The sports tribunal found there was “insufficient evidence” to back the International Ski Federation (FIS) sanction. But it backed the FIS decision to rule as invalid Mae’s results at the Sochi Winter Olympics last year because of the “defective” results of her qualifying events.

Mae, competing under her family name of Vanessa Vanakorn, came 67th and last in the women’s giant slalom at the Olympics.

The 36-year-old music star, who has sold millions of albums, became Thailand’s first female Olympic skier when she competed in Russia.

But Mae, born in Singapore to Thai and Chinese parents, was handed the ban by FIS in November after the body had established that her qualifying event, held during a blizzard in January in Slovenia was riddled with irregularities.

The FIS said that the “manipulated” races on January 18-19 resulted in points calculations “that do not reflect the true performance of the competitors that participated ... and in particular the points awarded to Vanessa Vanakorn”.

Two giant slalom races in the Krvavec resort on January 19 were recorded as involving a competitor who was not present, while someone else who fell over was placed second after having 10 seconds taken off her time, the FIS said.

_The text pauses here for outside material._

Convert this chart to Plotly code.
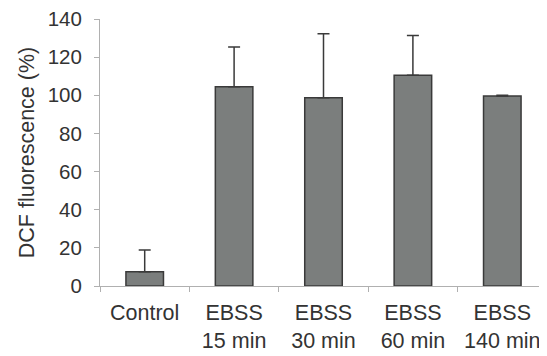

In Friday’s ruling, the CAS Panel “accepted the position of the FIS that a number of irregularities had occurred in the organisation and management of the four races in question, but could not find, to its comfortable satisfaction, evidence of any manipulation by Vanessa Vanakorn herself that justified the guilty finding and the imposition of a four-year ban”.

“The CAS Panel held that the competitions in Krvavec, notwithstanding the fact that Ms Vanakorn herself was not guilty of any manipulation, were so defective that their results and qualification points gained therefrom could not stand.”

The CAS panel added that FIS had been right to annul the competition results meaning that “Vanessa Vanakorn remains ineligible to compete in the Sochi 2014 Olympic Winter Games”.